Hoe dan ook, de manier waarop we lezen is aan het veranderen. Zoveel is zeker. Bij sommigen stemt dit tot paniek, bij anderen dan weer tot interessante inzichten over wat de toekomst zoal te bieden heeft. En niet voor niks was om de website van Amazon het meest als geschenk bestelde idem de Kindle.

Constructief nu. Sinds enkele decennia zijn schermen zich in onze levens komen vestigen. Televisies, computers (computers met internet), gsms en nu ook al Kindles, het zijn als vensters op wereld. Spijtig genoeg geen vensters die je kunt openzetten (want waar ik hier nu zit, zou ik toch liever wel wat winterse Belgische lucht binnen laten waaien), maar liever, vensters op een echtere wereld, op een werkelijkere wereld. En ja, ik spreek toch wel metaforisch. (Spijtig genoeg, want Buenos Aires in de zomer is niet bepaald gezellig, met zo’n 30 graden en een luchtvochtigheid van bijna 100%; en dan die ettertjes die aan de overkant van de straat die uitgerekend nu hun laatste nieuwjaarsbommetjes tot ontploffing moeten brengen.)

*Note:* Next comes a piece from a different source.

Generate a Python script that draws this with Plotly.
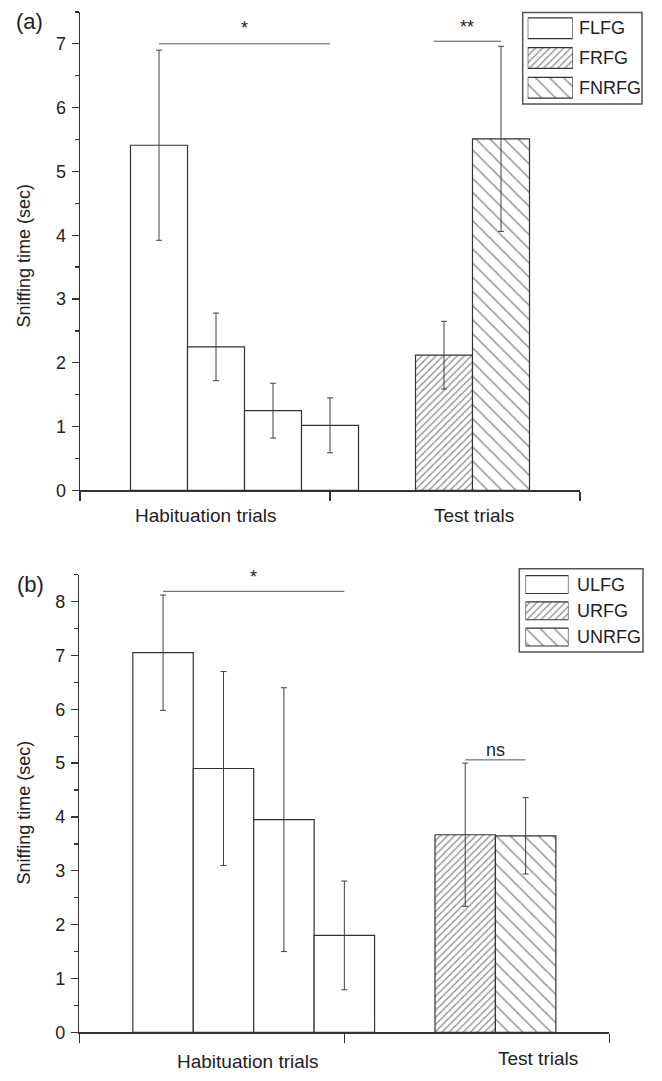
import plotly.graph_objects as go

# ---------------- data ----------------
hab_pos = [1, 2, 3, 4]          # slot index of habituation trials
test_pos = [6, 7]               # slot index of the two test-trial bars

a_flfg = [5.41, 2.25, 1.25, 1.02]
a_flfg_err = [1.49, 0.53, 0.43, 0.43]
a_frfg = [2.12]
a_frfg_err = [0.53]
a_fnrfg = [5.51]
a_fnrfg_err = [1.45]

b_ulfg = [7.05, 4.90, 3.95, 1.80]
b_ulfg_err = [1.07, 1.80, 2.45, 1.01]
b_urfg = [3.67]
b_urfg_err = [1.33]
b_unrfg = [3.65]
b_unrfg_err = [0.71]

a_names = ["FLFG", "FRFG", "FNRFG"]
b_names = ["ULFG", "URFG", "UNRFG"]
group_labels = ["Habituation trials", "Test trials"]
y_title = "Sniffing time (sec)"

# significance brackets: (x0, x1, y, text, text_y)
a_sig = [(1, 4, 7.0, "*", 7.25), (5.82, 7, 7.04, "**", 7.27)]
b_sig = [(1, 4, 8.19, "*", 8.45), (6, 7, 5.06, "ns", 5.25)]

# ---------------- layout helpers ----------------
W, H = 662, 1081
FONT = "Liberation Sans, Arial, sans-serif"
TXT = "#222222"
EDGE = "#333333"
PAT = "#222222"


def fx(p):
    return p / W


def fy(p):
    return 1 - p / H


fig = go.Figure()

styles = {
    "plain": None,
    "fwd": dict(shape="/", size=5, solidity=0.28),
    "back": dict(shape="\\", size=10, solidity=0.15),
}


def make_marker(style):
    pat = styles[style]
    mk = dict(color="white", line=dict(color=EDGE, width=1.2))
    if pat:
        mk["pattern"] = dict(fgcolor=PAT, bgcolor="white", **pat)
    return mk


def add_bars(vals, errs, pos, xa, ya, style):
    fig.add_trace(go.Bar(x=pos, y=vals, width=1, marker=make_marker(style),
                         error_y=dict(type="data", array=errs, color="#404040",
                                      thickness=1, width=3),
                         xaxis=xa, yaxis=ya, showlegend=False,
                         hoverinfo="skip"))


add_bars(a_flfg, a_flfg_err, hab_pos, "x", "y", "plain")
add_bars(a_frfg, a_frfg_err, test_pos[:1], "x", "y", "fwd")
add_bars(a_fnrfg, a_fnrfg_err, test_pos[1:], "x", "y", "back")
add_bars(b_ulfg, b_ulfg_err, hab_pos, "x2", "y2", "plain")
add_bars(b_urfg, b_urfg_err, test_pos[:1], "x2", "y2", "fwd")
add_bars(b_unrfg, b_unrfg_err, test_pos[1:], "x2", "y2", "back")

# legend swatches drawn as horizontal bars on tiny hidden axes
for xa, ya, bw in (("x3", "y3", 0.7), ("x4", "y4", 0.68)):
    for i, st in enumerate(["plain", "fwd", "back"]):
        fig.add_trace(go.Bar(x=[1], y=[2 - i], orientation="h", width=bw,
                             marker=make_marker(st), xaxis=xa, yaxis=ya,
                             showlegend=False, hoverinfo="skip"))

xrange = [4 - 4.386, 4 + 4.386]
xticks = [xrange[0] + 0.002, 4, xrange[1] - 0.002]

xcommon = dict(range=xrange, showline=True, linecolor=EDGE, linewidth=1.5,
               tickvals=xticks, ticks="outside", ticklen=9, tickwidth=1.5,
               tickcolor=EDGE, showticklabels=False, showgrid=False,
               zeroline=False, fixedrange=True)
ycommon = dict(showline=True, linecolor=EDGE, linewidth=1.5, dtick=1,
               ticks="outside", ticklen=7, tickwidth=1.3, tickcolor=EDGE,
               tickfont=dict(family=FONT, size=18, color=TXT),
               minor=dict(dtick=0.5, ticks="outside", ticklen=4,
                          tickwidth=1.3, tickcolor=EDGE),
               showgrid=False, zeroline=False, ticklabelstandoff=2,
               fixedrange=True)

hidden = dict(visible=False, showgrid=False, zeroline=False, fixedrange=True)

fig.update_layout(
    width=W, height=H, autosize=False,
    margin=dict(l=0, r=0, t=0, b=0),
    paper_bgcolor="white", plot_bgcolor="white",
    barmode="overlay", bargap=0,
    font=dict(family=FONT, size=18, color=TXT),
    xaxis=dict(domain=[fx(80), fx(580)], anchor="y", **xcommon),
    yaxis=dict(domain=[fy(495), fy(12)], anchor="x", range=[0, 7.5], **ycommon),
    xaxis2=dict(domain=[fx(79.3), fx(609.4)], anchor="y2", **xcommon),
    yaxis2=dict(domain=[fy(1042), fy(580)], anchor="x2", range=[0, 8.5], **ycommon),
    xaxis3=dict(domain=[fx(527.7), fx(572.7)], anchor="y3", range=[0, 1], **hidden),
    yaxis3=dict(domain=[fy(103.5), fy(13.5)], anchor="x3", range=[-0.5, 2.5], **hidden),
    xaxis4=dict(domain=[fx(525.5), fx(568.5)], anchor="y4", range=[0, 1], **hidden),
    yaxis4=dict(domain=[fy(656.3), fy(576.8)], anchor="x4", range=[-0.5, 2.5], **hidden),
)

shapes = []
annots = []


def note(**kw):
    base = dict(showarrow=False, xanchor="center", yanchor="middle")
    base.update(kw)
    annots.append(base)


# significance brackets
for sig, xr, yr in ((a_sig, "x", "y"), (b_sig, "x2", "y2")):
    for x0, x1, yv, txt, ty in sig:
        shapes.append(dict(type="line", xref=xr, yref=yr, x0=x0, x1=x1,
                           y0=yv, y1=yv, line=dict(color="#555555", width=1)))
        note(xref=xr, yref=yr, x=(x0 + x1) / 2, y=ty, text=txt,
             font=dict(size=18, color=TXT))

# group labels under the x axes
lab_font = dict(size=19, color=TXT)
note(xref="x", yref="paper", x=1.82, y=fy(520), text=group_labels[0], font=lab_font)
note(xref="x", yref="paper", x=6.53, y=fy(520), text=group_labels[1], font=lab_font)
note(xref="x2", yref="paper", x=2.41, y=fy(1071), text=group_labels[0], font=lab_font)
note(xref="x2", yref="paper", x=7.21, y=fy(1068), text=group_labels[1], font=lab_font)

# y titles and panel letters
for yc in (258, 820):
    note(xref="paper", yref="paper", x=fx(24), y=fy(yc), text=y_title,
         textangle=-90, font=dict(size=18, color=TXT))
note(xref="paper", yref="paper", x=fx(29), y=fy(22), text="(a)",
     font=dict(size=22, color=TXT))
note(xref="paper", yref="paper", x=fx(30), y=fy(590), text="(b)",
     font=dict(size=22, color=TXT))

# legend boxes and texts
for names, yaxis, xtext, box in ((a_names, "y3", 577, (522.7, 642, 12.7, 105)),
                                 (b_names, "y4", 575, (519.3, 643, 574, 658))):
    x0, x1, y0, y1 = box
    shapes.append(dict(type="rect", xref="paper", yref="paper",
                       x0=fx(x0), x1=fx(x1), y0=fy(y1), y1=fy(y0),
                       line=dict(color="#555555", width=1.5)))
    for i, nm in enumerate(names):
        note(xref="paper", yref=yaxis, x=fx(xtext), y=2 - i, text=nm,
             xanchor="left", font=dict(size=18, color=TXT))

fig.update_layout(shapes=shapes, annotations=annots)
fig.write_html("out.html",
               config={"displayModeBar": False, "staticPlot": True},
               post_script="document.body.style.margin='0';"
                           "document.documentElement.style.margin='0';")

Hoe dan ook, die apparaten hebben ons dagdagelijkse blikveld uitgebreid, als waren ze vensters. We kunnen er niet meer naast kijken, of toch niet zonder één of ander soort oogkleppen op te zetten. Neen, er is geen ontkomen aan. Doch elk afzonderlijk maakten ze destijds hun intrede als extraatje, hetzij als gadget hetzij als instrument. Uiterst langzaam, naargelang de competitieve drang om de grootste en de mooiste bedaarde, begonnen we ze niet meer op te merken en raakten ze als het ware versmolten in onze oude, vertrouwde ervaringshorizon. Ja ze zijn nu een deel van onze meest doordeweekse objecten geworden, als een stel extra vensters in ons bureau, in onze woonkamer, in onze rugzak of in ons broekzak.

Maar niet zonder consequenties. Het is alsof het wereldtoneel zich in die evolutie meer en meer achter de schermen is gaan afspelen. En de vraag rijst “waar bevindt dit ‘achter de schermen’?” Ons modern wereldbeeld incorporeert meer en meer beelden, beelden van de wereld en van de mensen erin, en steeds weer meer beelden, van een wereld bestaande uit beelden, met steeds meer fascinatie, meer sensatie, steeds meer ‘waarheid’. Wat overblijft zijn schermen, waarachter alles lijkt te verdwijnen in verdubbelingen en verdubbelingen van verdubbelingen van zooms, van kadreringen, van fascinerende representaties en reality-formats, concreet qua impact op onze levens nul de botten. Alles lijkt uiteindelijk op te lossen achter de schermen in een groot zwart niks. Inclusief ikzelf.

En het is nu daarom om die reden dat ik heb beslist mezelf, in mijn nederigste gedaante van reiziger, aan te stellen als een soort van reporter van een nieuwe generatie, een blogschrijver van de het nieuwe tijdperk zowaar. Ik wil de wereld van ginderachter beschrijven zodanig dat die jou toekomt, dat grote zwart niks inkleuren en in zinnen uiteenzetten, zodat je gelijk achter je scherm kunt kijken zonder van je stoel te komen of je scherm te verdraaien: zodat je zowaar door je scherm heen kunt kijken!

En dat, lieve lezertjes thuis, is volgens mij niet alleen de toekomst van een reisblog, maar ook van de literatuur in het tijdperk van schermen.